-- begin DATA SECTION --
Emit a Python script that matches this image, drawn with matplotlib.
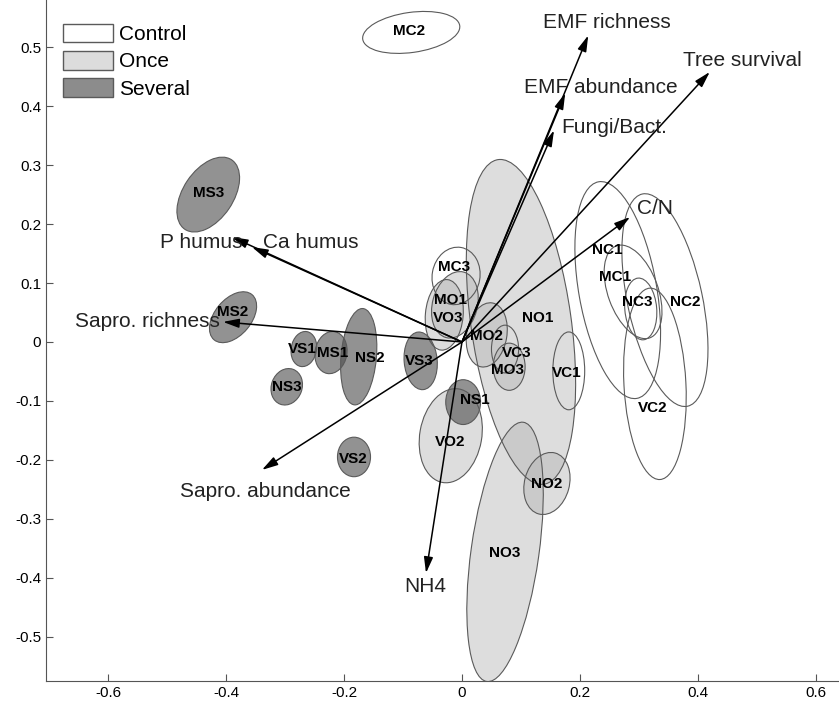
#ordination plot with treatment ellipses and fitted vectors
import numpy as np
import matplotlib
matplotlib.use("Agg")
from matplotlib import pyplot as plt
from matplotlib.patches import Ellipse, Patch

plt.rcParams['font.family'] = ['Liberation Sans', 'DejaVu Sans']
plt.rcParams['axes.unicode_minus'] = False

# ellipses: name, treatment, centre x, centre y, width, height, angle
names = ['MC2', 'MC3', 'VC3', 'VC1', 'NC1', 'MC1', 'NC3', 'NC2', 'VC2',
         'NO1', 'NO3', 'VO2', 'MO1', 'VO3', 'MO2', 'MO3', 'NO2',
         'MS3', 'MS2', 'VS1', 'MS1', 'NS2', 'NS3', 'VS2', 'VS3', 'NS1']
treat = ['Control'] * 9 + ['Once'] * 8 + ['Several'] * 9
cx = [-0.086, -0.010, 0.073, 0.181, 0.264, 0.290, 0.303, 0.344, 0.327,
      0.100, 0.073, -0.019, -0.012, -0.030, 0.042, 0.080, 0.144,
      -0.430, -0.388, -0.268, -0.222, -0.175, -0.297, -0.183, -0.070, 0.002]
cy = [0.525, 0.112, -0.012, -0.049, 0.088, 0.085, 0.056, 0.071, -0.071,
      0.034, -0.356, -0.159, 0.063, 0.046, 0.012, -0.042, -0.240,
      0.250, 0.042, -0.012, -0.018, -0.025, -0.076, -0.195, -0.032, -0.102]
ew = [0.166, 0.081, 0.046, 0.054, 0.132, 0.085, 0.054, 0.127, 0.105,
      0.170, 0.115, 0.105, 0.076, 0.064, 0.068, 0.054, 0.076,
      0.142, 0.100, 0.043, 0.054, 0.060, 0.052, 0.056, 0.056, 0.059]
eh = [0.068, 0.098, 0.081, 0.132, 0.373, 0.166, 0.105, 0.368, 0.325,
      0.556, 0.444, 0.161, 0.115, 0.120, 0.110, 0.080, 0.107,
      0.085, 0.062, 0.060, 0.072, 0.164, 0.063, 0.067, 0.098, 0.076]
ang = [8, -10, 0, 0, 10, 20, 5, 12, 3,
       8, -8, -10, -15, -5, -10, 0, -15,
       56, 50, -10, -10, -5, -20, 0, 5, 0]
# where the name sits
lx = [-0.090, -0.014, 0.093, 0.178, 0.247, 0.259, 0.297, 0.378, 0.324,
      0.129, 0.073, -0.020, -0.019, -0.024, 0.042, 0.078, 0.144,
      -0.430, -0.388, -0.270, -0.220, -0.156, -0.297, -0.185, -0.073, 0.022]
ly = [0.527, 0.127, -0.019, -0.053, 0.156, 0.110, 0.068, 0.068, -0.112,
      0.041, -0.358, -0.169, 0.071, 0.041, 0.010, -0.047, -0.241,
      0.253, 0.051, -0.012, -0.019, -0.027, -0.076, -0.198, -0.032, -0.098]

# fitted vectors
vec_names = ['EMF richness', 'EMF abundance', 'Fungi/Bact.', 'Tree survival', 'C/N',
             'NH4', 'Sapro. abundance', 'Sapro. richness', 'P humus', 'Ca humus']
vx = [0.214, 0.175, 0.156, 0.420, 0.285, -0.061, -0.339, -0.405, -0.390, -0.356]
vy = [0.520, 0.422, 0.359, 0.458, 0.212, -0.392, -0.217, 0.034, 0.178, 0.161]
tx = [0.246, 0.236, 0.169, 0.476, 0.297, -0.063, -0.334, -0.656, -0.512, -0.337]
ty = [0.541, 0.432, 0.364, 0.478, 0.227, -0.415, -0.253, 0.034, 0.168, 0.169]
tha = ['center', 'center', 'left', 'center', 'left', 'center', 'center', 'left', 'left', 'left']

xticks = [-0.6, -0.4, -0.2, 0, 0.2, 0.4, 0.6]
xticklabels = ['-0.6', '-0.4', '-0.2', '0', '0.2', '0.4', '0.6']
yticks = [-0.5, -0.4, -0.3, -0.2, -0.1, 0, 0.1, 0.2, 0.3, 0.4, 0.5]
yticklabels = ['-0.5', '-0.4', '-0.3', '-0.2', '-0.1', '0', '0.1', '0.2', '0.3', '0.4', '0.5']

face = {'Control': 'none', 'Once': '#b4b4b4', 'Several': '#4a4a4a'}
alpha = {'Control': 1.0, 'Once': 0.45, 'Several': 0.6}
edge = '#5a5a5a'

fig = plt.figure(figsize=(8.39, 7.05), dpi=100)
ax = fig.add_axes([46/839, 24/705, 793/839, 681/705])

for i in range(len(names)):
    e = Ellipse((cx[i], cy[i]), ew[i], eh[i], angle=ang[i],
                facecolor=face[treat[i]], edgecolor='none', alpha=alpha[treat[i]], zorder=1)
    ax.add_patch(e)
    ax.add_patch(Ellipse((cx[i], cy[i]), ew[i], eh[i], angle=ang[i],
                         facecolor='none', edgecolor=edge, lw=0.8, zorder=2))

for i in range(len(vec_names)):
    ax.annotate('', xy=(vx[i], vy[i]), xytext=(0, 0),
                arrowprops=dict(arrowstyle='-|>,head_length=0.6,head_width=0.17', color='black',
                                lw=1.1, mutation_scale=16, shrinkA=0, shrinkB=0), zorder=3)
    ax.text(tx[i], ty[i], vec_names[i], fontsize=15, ha=tha[i], va='center', color='#222222', zorder=4)

for i in range(len(names)):
    ax.text(lx[i], ly[i], names[i], fontsize=11, fontweight='bold', ha='center', va='center', zorder=5)

ax.set_xlim(-0.705, 0.639)
ax.set_ylim(-0.575, 0.58)
ax.set_xticks(xticks)
ax.set_xticklabels(xticklabels)
ax.set_yticks(yticks)
ax.set_yticklabels(yticklabels)
ax.tick_params(direction='in', length=5, labelsize=11, color='#555555')
for s in ['top', 'right']:
    ax.spines[s].set_visible(False)
for s in ['left', 'bottom']:
    ax.spines[s].set_color('#555555')

handles = [Patch(facecolor='white', edgecolor=edge, label='Control'),
           Patch(facecolor='#dcdcdc', edgecolor=edge, label='Once'),
           Patch(facecolor='#8c8c8c', edgecolor=edge, label='Several')]
ax.legend(handles=handles, loc='upper left', bbox_to_anchor=(0.021, 0.965), frameon=False,
          fontsize=15, handlelength=2.4, handleheight=1.0, handletextpad=0.3,
          labelspacing=0.32, borderpad=0, borderaxespad=0)

plt.savefig('out.png', dpi=100)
-- end DATA SECTION --
**WHAT YOU ARE ASKED TO DO**
Pictures stay out. Repeat only the lines from the beginning of the data through the line that has "plt.rcParams['axes.unicode_minus'] = False".

**TASK RESULT**
Emit a Python script that matches this image, drawn with matplotlib.
#ordination plot with treatment ellipses and fitted vectors
import numpy as np
import matplotlib
matplotlib.use("Agg")
from matplotlib import pyplot as plt
from matplotlib.patches import Ellipse, Patch

plt.rcParams['font.family'] = ['Liberation Sans', 'DejaVu Sans']
plt.rcParams['axes.unicode_minus'] = False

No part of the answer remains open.